The finance bill is usually published to clarify on some issues spelt out in the budget.
The Finance Bill 2016 spells out that a number of taxes were to be effected from Thursday last week. Among these is the import duty on kerosene at the rate of seven shillings and 20 cents as well as the road maintenance levy at the rate of 18 shillings per liter of fuel, up from 12 shillings per liter.
Even though the Energy Regulatory Commission did not include these levies in fuel tabulation this month, they are likely to reflect next month.
This means kerosene users would be the hardest hit, with the product attracting an additional 13 shillings per liter in import duty and the road maintenance levy.
The finance bill has also reinstated the appointment of withholding VAT agents after it was erroneously deleted under the Tax Procedures Act.

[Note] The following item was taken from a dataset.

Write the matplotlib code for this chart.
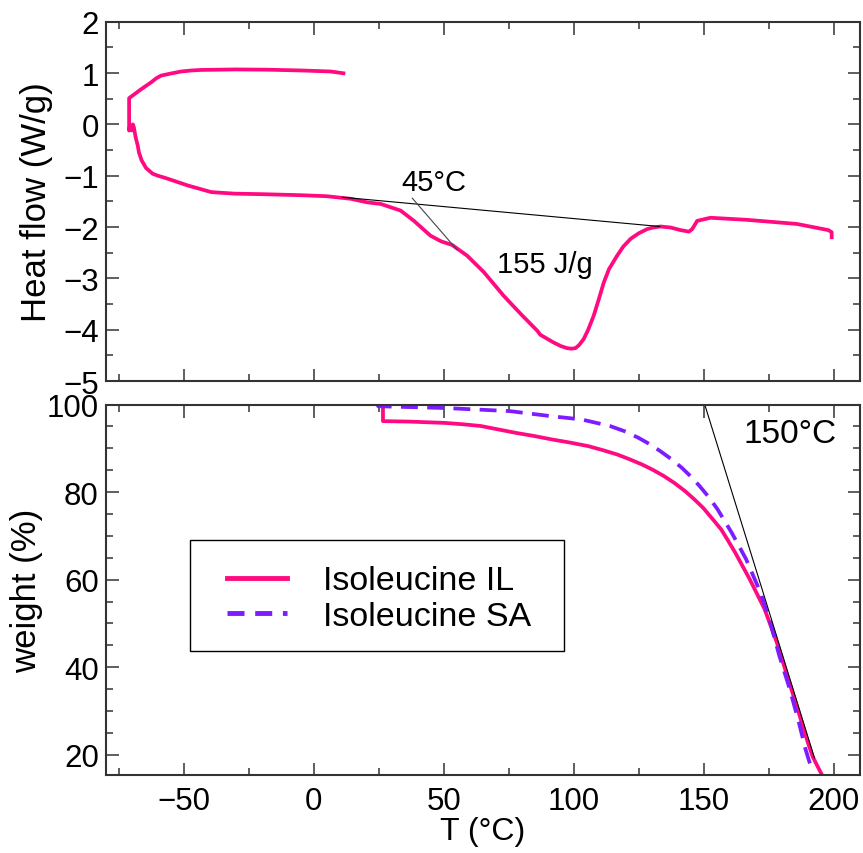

Even though the National Treasury has backdated its effective date to 17th January this year, tax experts feel the implementation date should have been not earlier than 9th of this month.
The finance bill also had good news for you. As a taxpayer, effective January next year, the National Treasury has revised up the annual personal relief from the current 13,944 shillings to 15,360 shillings.
In addition, under the finance bill 2016, the transition period for imposing VAT on petroleum products has been extended by a year.
Previously, petroleum products were to attract VAT effective September this year. The finance bill also had some goodies for those who own rental property.
This is after it set the minimum taxable rent income at 12,000 shillings per month effective from Thursday last week.
Previously all rental income attracted tax.
Products from export processing zones are set to reduce after the government zero rated the tariff on garments and leather footwear from EPZ, up from the previous 25 percent.
On the other hand, duty on mitumba clothes and shoes was doubled to 40 shillings per kilogram.